╔══

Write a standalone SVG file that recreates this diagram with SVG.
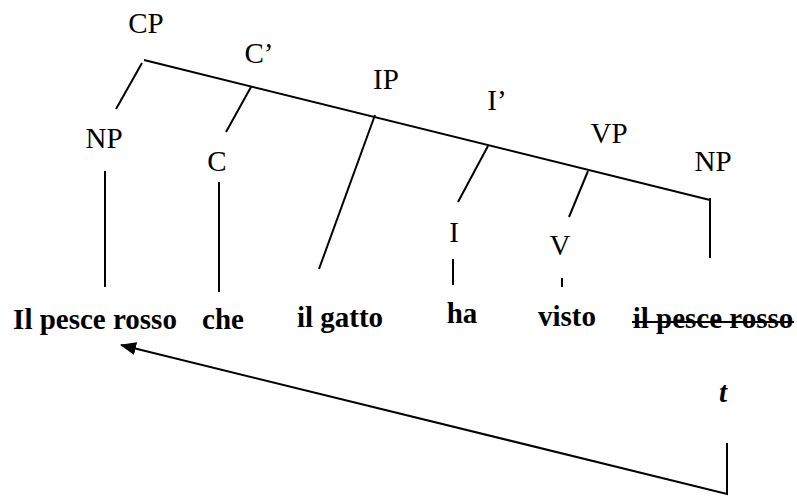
<svg xmlns="http://www.w3.org/2000/svg" width="797" height="497" viewBox="0 0 797 497">
<style>
.lbl{font-family:"Liberation Serif","Times New Roman",serif;font-size:29px;fill:#000;text-anchor:middle}
.w{font-family:"Liberation Serif","Times New Roman",serif;font-size:29px;font-weight:bold;fill:#000;text-anchor:middle}
.ln{stroke:#000;stroke-width:2;fill:none}
</style>
<defs>
<marker id="ah" markerWidth="16" markerHeight="13" refX="15" refY="6.5" orient="auto" markerUnits="userSpaceOnUse">
<path d="M0,0 L16,6.5 L0,13 Z" fill="#000"/>
</marker>
</defs>
<rect width="797" height="497" fill="#fff"/>
<g id="CP"><text class="lbl" x="146" y="33">CP</text></g>
<g id="Cbar"><text class="lbl" x="259" y="63">C’</text></g>
<g id="IP"><text class="lbl" x="386" y="89">IP</text></g>
<g id="Ibar"><text class="lbl" x="497" y="110">I’</text></g>
<g id="VP"><text class="lbl" x="609" y="143">VP</text></g>
<g id="NP2"><text class="lbl" x="713" y="171">NP</text></g>
<g id="NP1"><text class="lbl" x="104" y="148">NP</text></g>
<g id="C"><text class="lbl" x="217" y="171">C</text></g>
<g id="I"><text class="lbl" x="454" y="242">I</text></g>
<g id="V"><text class="lbl" x="560" y="255">V</text></g>
<g id="w1"><text class="w" x="95" y="329">Il pesce rosso</text></g>
<g id="w2"><text class="w" x="223" y="329">che</text></g>
<g id="w3"><text class="w" x="340" y="327">il gatto</text></g>
<g id="w4"><text class="w" x="462" y="323">ha</text></g>
<g id="w5"><text class="w" x="567" y="326">visto</text></g>
<g id="w6"><text class="w" x="713" y="328">il pesce rosso</text><line class="ln" x1="632" y1="322" x2="794" y2="322"/></g>
<g id="trace"><text class="w" x="723" y="402" font-style="italic" font-size="33">t</text></g>
<g id="connectors">
<line class="ln" x1="144" y1="60" x2="710" y2="200"/>
<line class="ln" x1="142" y1="63" x2="116" y2="109"/>
<line class="ln" x1="251" y1="87" x2="226" y2="132"/>
<line class="ln" x1="375" y1="115" x2="319" y2="269"/>
<line class="ln" x1="488" y1="146" x2="458" y2="202"/>
<line class="ln" x1="588" y1="171" x2="569" y2="217"/>
<line class="ln" x1="710" y1="198" x2="710" y2="258"/>
<line class="ln" x1="105" y1="171" x2="105" y2="287"/>
<line class="ln" x1="219" y1="182" x2="219" y2="292"/>
<line class="ln" x1="453" y1="259" x2="453" y2="285"/>
<line class="ln" x1="562" y1="278" x2="562" y2="287"/>
<path class="ln" d="M727,443 L727,494 L121,345" marker-end="url(#ah)"/>
</g>
</svg>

╚══

**EXERCISE DIRECTIONS**
Write out the whole listing exactly, and drop the pictures.

**FULL RESPONSE**
Write a standalone SVG file that recreates this diagram with SVG.
<svg xmlns="http://www.w3.org/2000/svg" width="797" height="497" viewBox="0 0 797 497">
<style>
.lbl{font-family:"Liberation Serif","Times New Roman",serif;font-size:29px;fill:#000;text-anchor:middle}
.w{font-family:"Liberation Serif","Times New Roman",serif;font-size:29px;font-weight:bold;fill:#000;text-anchor:middle}
.ln{stroke:#000;stroke-width:2;fill:none}
</style>
<defs>
<marker id="ah" markerWidth="16" markerHeight="13" refX="15" refY="6.5" orient="auto" markerUnits="userSpaceOnUse">
<path d="M0,0 L16,6.5 L0,13 Z" fill="#000"/>
</marker>
</defs>
<rect width="797" height="497" fill="#fff"/>
<g id="CP"><text class="lbl" x="146" y="33">CP</text></g>
<g id="Cbar"><text class="lbl" x="259" y="63">C’</text></g>
<g id="IP"><text class="lbl" x="386" y="89">IP</text></g>
<g id="Ibar"><text class="lbl" x="497" y="110">I’</text></g>
<g id="VP"><text class="lbl" x="609" y="143">VP</text></g>
<g id="NP2"><text class="lbl" x="713" y="171">NP</text></g>
<g id="NP1"><text class="lbl" x="104" y="148">NP</text></g>
<g id="C"><text class="lbl" x="217" y="171">C</text></g>
<g id="I"><text class="lbl" x="454" y="242">I</text></g>
<g id="V"><text class="lbl" x="560" y="255">V</text></g>
<g id="w1"><text class="w" x="95" y="329">Il pesce rosso</text></g>
<g id="w2"><text class="w" x="223" y="329">che</text></g>
<g id="w3"><text class="w" x="340" y="327">il gatto</text></g>
<g id="w4"><text class="w" x="462" y="323">ha</text></g>
<g id="w5"><text class="w" x="567" y="326">visto</text></g>
<g id="w6"><text class="w" x="713" y="328">il pesce rosso</text><line class="ln" x1="632" y1="322" x2="794" y2="322"/></g>
<g id="trace"><text class="w" x="723" y="402" font-style="italic" font-size="33">t</text></g>
<g id="connectors">
<line class="ln" x1="144" y1="60" x2="710" y2="200"/>
<line class="ln" x1="142" y1="63" x2="116" y2="109"/>
<line class="ln" x1="251" y1="87" x2="226" y2="132"/>
<line class="ln" x1="375" y1="115" x2="319" y2="269"/>
<line class="ln" x1="488" y1="146" x2="458" y2="202"/>
<line class="ln" x1="588" y1="171" x2="569" y2="217"/>
<line class="ln" x1="710" y1="198" x2="710" y2="258"/>
<line class="ln" x1="105" y1="171" x2="105" y2="287"/>
<line class="ln" x1="219" y1="182" x2="219" y2="292"/>
<line class="ln" x1="453" y1="259" x2="453" y2="285"/>
<line class="ln" x1="562" y1="278" x2="562" y2="287"/>
<path class="ln" d="M727,443 L727,494 L121,345" marker-end="url(#ah)"/>
</g>
</svg>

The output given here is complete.